Jorge Masvidal and Nate Diaz after their face off during a press conference ahead of UFC 244 at The Rooftop at Pier 17 on Sept. 19, 2019 in New York City. (Michael Owens/Zuffa LLC/)
Jorge Masvidal and Nate Diaz after their face off during a press conference ahead of UFC 244 at The Rooftop at Pier 17 on Sept. 19, 2019 in New York City. (Michael Owens/Zuffa LLC/)

We’re not told why, though, and we’re not told who the experts are who were able to determine that Diaz didn’t “cheat” even though he tested positive for banned substances. It’s similar to the way we’re told that Jon Jones didn’t “cheat” for the banned substance repeatedly found in his system which we’re also told may always stay in his system so, you know, just expect him to continue to test positive and be alright with that. We’re also not told why Diaz’s case was able to be resolved so quickly, and by who, exactly, despite the fact that fighters like Neil Magny were told there was not enough time to get to the bottom of their cases and were pulled from fights.

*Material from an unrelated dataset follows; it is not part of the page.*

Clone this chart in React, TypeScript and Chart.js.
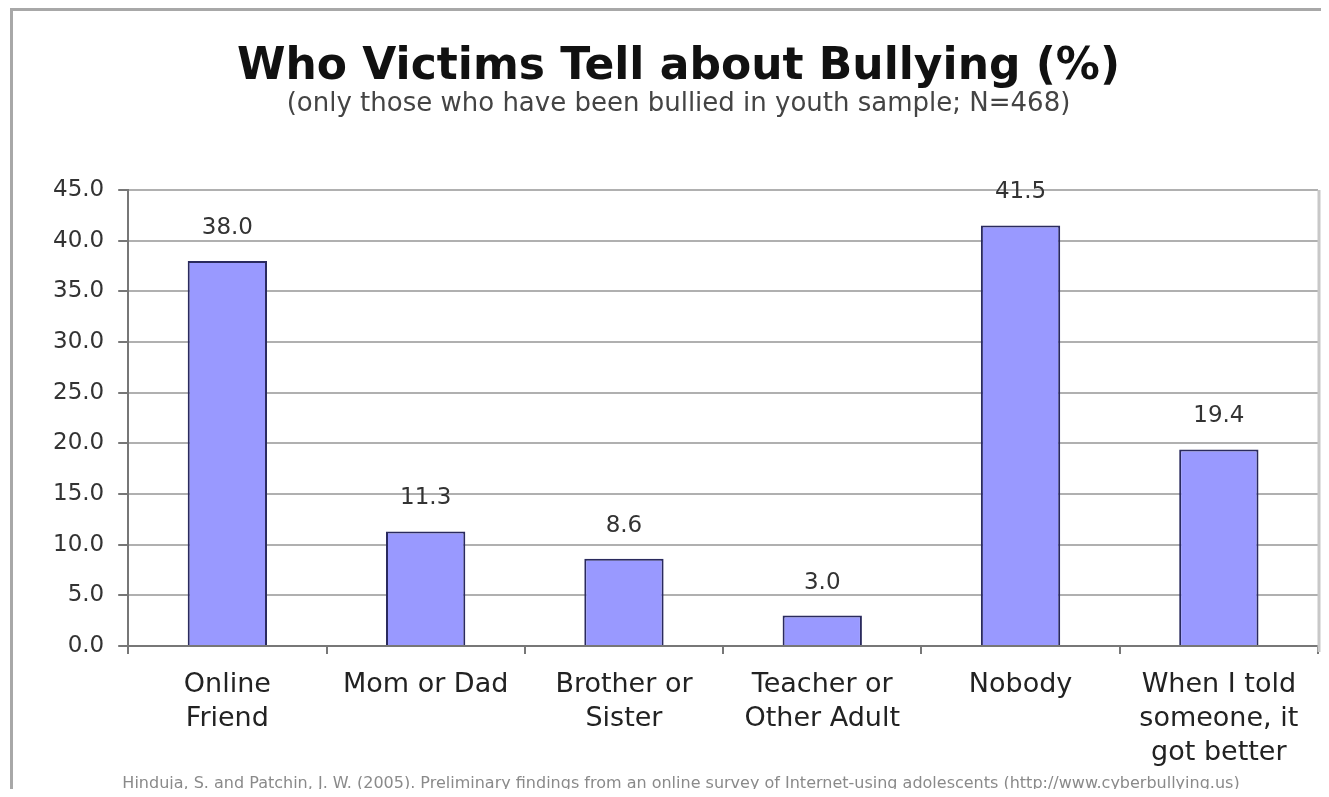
import React, { useEffect, useRef } from "react";
import { Chart, registerables } from "chart.js";

Chart.register(...registerables);

const categories: string[][] = [
  ["Online", "Friend"],
  ["Mom or Dad"],
  ["Brother or", "Sister"],
  ["Teacher or", "Other Adult"],
  ["Nobody"],
  ["When I told", "someone, it", "got better"],
];
const values: number[] = [38.0, 11.3, 8.6, 3.0, 41.5, 19.4];
const yMin = 0;
const yMax = 45;
const yStep = 5;

const titleText = "Who Victims Tell about Bullying (%)";
const subtitleText = "(only those who have been bullied in youth sample; N=468)";
const footerText =
  "Hinduja, S. and Patchin, J. W. (2005). Preliminary findings from an online survey of Internet-using adolescents (http://www.cyberbullying.us)";

const FONT = "'DejaVu Sans', 'Liberation Sans', Arial, sans-serif";

const valueLabelPlugin = {
  id: "valueLabels",
  afterDatasetsDraw(chart: any) {
    const ctx = chart.ctx;
    const meta = chart.getDatasetMeta(0);
    ctx.save();
    ctx.font = `23px ${FONT}`;
    ctx.fillStyle = "#333333";
    ctx.textAlign = "center";
    ctx.textBaseline = "middle";
    meta.data.forEach((bar: any, i: number) => {
      const v = chart.data.datasets[0].data[i] as number;
      ctx.fillText(v.toFixed(1), bar.x, bar.y - 33);
    });
    ctx.restore();
  },
};

const frameExtrasPlugin = {
  id: "frameExtras",
  afterDraw(chart: any) {
    const ctx = chart.ctx;
    const a = chart.chartArea;
    ctx.save();
    ctx.strokeStyle = "#c8c8c8";
    ctx.lineWidth = 3;
    ctx.beginPath();
    ctx.moveTo(a.right + 1, a.top);
    ctx.lineTo(a.right + 1, a.bottom + 6);
    ctx.stroke();
    ctx.font = `16px ${FONT}`;
    ctx.fillStyle = "#8a8a8a";
    ctx.textAlign = "center";
    ctx.textBaseline = "middle";
    ctx.fillText(footerText, 681, 784);
    ctx.restore();
  },
};

export default function App() {
  const canvasRef = useRef<HTMLCanvasElement | null>(null);

  useEffect(() => {
    if (!canvasRef.current) return;
    const chart = new Chart(canvasRef.current, {
      type: "bar",
      data: {
        labels: categories,
        datasets: [
          {
            data: values,
            backgroundColor: "#9999ff",
            borderColor: "#2a2a5e",
            borderWidth: 2,
            barPercentage: 0.8,
            categoryPercentage: 0.5,
          },
        ],
      },
      options: {
        animation: false,
        responsive: false,
        maintainAspectRatio: false,
        layout: { padding: { left: 39, right: 11, top: 0, bottom: 13 } },
        plugins: {
          legend: { display: false },
          tooltip: { enabled: false },
          title: {
            display: true,
            text: titleText,
            color: "#111111",
            font: { family: FONT, size: 44, weight: "bold", lineHeight: 1 },
            padding: { top: 46, bottom: 1 },
          },
          subtitle: {
            display: true,
            text: subtitleText,
            color: "#444444",
            font: { family: FONT, size: 26, lineHeight: 1 },
            padding: { top: 0, bottom: 73 },
          },
        },
        scales: {
          x: {
            grid: {
              display: true,
              drawOnChartArea: false,
              offset: true,
              tickLength: 8,
              color: "#777777",
              lineWidth: 2,
            },
            border: { color: "#777777", width: 2 },
            ticks: {
              color: "#222222",
              font: { family: FONT, size: 27, lineHeight: 1.26 },
              padding: 14,
              maxRotation: 0,
              minRotation: 0,
              autoSkip: false,
            },
          },
          y: {
            min: yMin,
            max: yMax,
            ticks: {
              stepSize: yStep,
              color: "#333333",
              font: { family: FONT, size: 23 },
              padding: 14,
              callback: (v: any) => Number(v).toFixed(1),
            },
            grid: {
              color: "#b0b0b0",
              lineWidth: 2,
              tickLength: 10,
              tickColor: "#777777",
            },
            border: { color: "#777777", width: 2 },
          },
        },
      },
      plugins: [valueLabelPlugin, frameExtrasPlugin],
    });
    return () => chart.destroy();
  }, []);

  return (
    <div
      style={{
        position: "relative",
        width: 1329,
        height: 797,
        margin: "-8px",
        overflow: "hidden",
        background: "#ffffff",
      }}
    >
      <div
        style={{
          position: "absolute",
          left: 10,
          top: 8,
          width: 1340,
          height: 785,
          borderTop: "3px solid #a8a8a8",
          borderLeft: "3px solid #a8a8a8",
          borderBottom: "2px solid #a8a8a8",
        }}
      />
      <canvas
        ref={canvasRef}
        width={1329}
        height={797}
        style={{ position: "absolute", left: 0, top: 0, width: 1329, height: 797 }}
      />
    </div>
  );
}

The UFC/USADA investigations and disciplinary processes are done behind closed doors and not subject to the same level of inquiry from journalists as state commission ones which are public proceedings. So, the UFC/USADA processes are opaque.

Fighters have been suspended for supposed violations without the public knowing, after investigations and hearings conducted in secret, and then put on the shelf for a long time behind closed doors. Diaz’s case may have ended the way most of us desired, but it still happened in the dark without much explanation of what occurred and why.

Fighters not as powerful as Diaz have missed fights and paydays that their families depend on when in a similar position as the one Diaz so quickly resolved by speaking out. We were told, then, that there wasn’t enough time to get to the truth in time for their fights to happen.

This time we were told that there somehow was enough time and that unnamed experts deemed Diaz to not be a cheater despite his having banned substances in his system.

Big name fighters like Lesnar, Jones and Diaz get to circumvent the mushy rules or have them interpreted through non-accessible processes in their favor or have their cases expedited while other fighters don’t.

That has everything to do with exercises in power and nothing to do with fairness or caring about athlete wellness.